Scary, but there's still time to stop it
The current Republican health care plan reportedly has finally collected enough yes votes from its own party to pass a House vote on Thursday.
But the tenuous road ahead for the much-maligned effort just took a major hit when it was revealed that under its current language, the “repeal and replace” plan would label sexual assault survivors as having a “pre-existing condition,” setting people up to potentially be denied essential coverage.
Putting aside the obvious offensive nature of the language itself, this label would directly threaten the ability of assault victims to receive adequate health care coverage, as one of the “signature” elements of the Republican plan is a loophole allowing states to opt out of some of Obamacare’s signature provisions, most prominently rules that forbid insurers from charging people higher prices if they have a pre-existing condition.

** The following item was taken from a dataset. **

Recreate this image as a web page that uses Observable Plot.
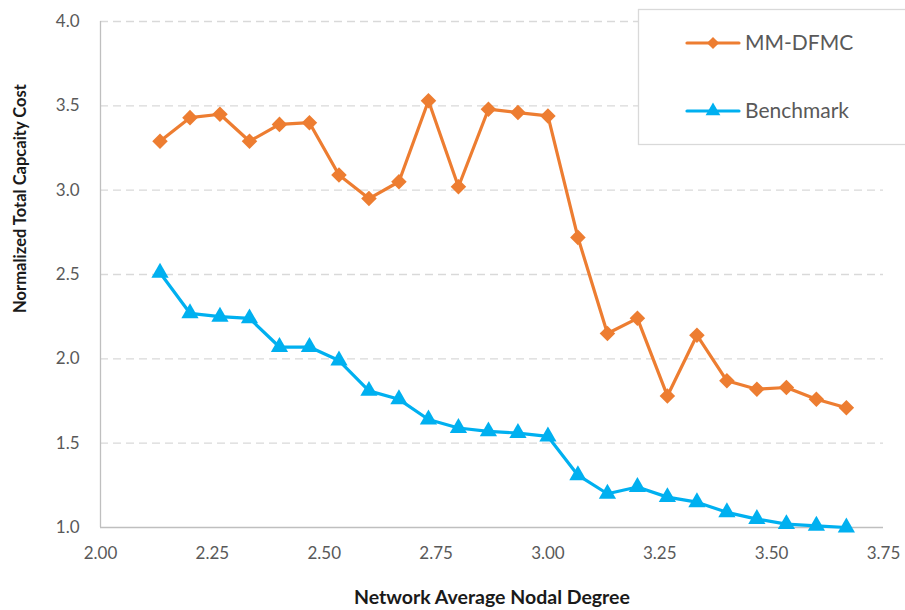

In some ways, It’s not a new fight. Before the passage of Obamacare, many health care providers labeled sexual assault as a pre-existing condition and denied coverage on that basis. Protecting coverage access for anyone falling under the pre-existing label at least guaranteed coverage, even if it didn’t require providers to change the offensive nature of the label itself. But if the Republican bill does become law, something that now seems increasingly likely, it would put sexual assault survivors back in a position they haven’t faced in nearly a decade.
If there’s a silver lining, it’s that the bill still has a long way to go before potentially reaching Donald Trump’s desk. First, it has to pass the House. Then, it heads to the Senate, where concerns from more moderate Republican lawmakers will likely force the bill to undergo revisions. And assuming that happens, the two bodies will then have to work out a bill they can ultimately agree on, something that could be quite difficult when the right-wing dominated House has taken so long to reach a fragile agreement.
That leaves advocates a window of time to lobby members of Congress and the White House itself to correct the language before facing a public relations disaster that’s also a personal disaster for those potentially affected by it.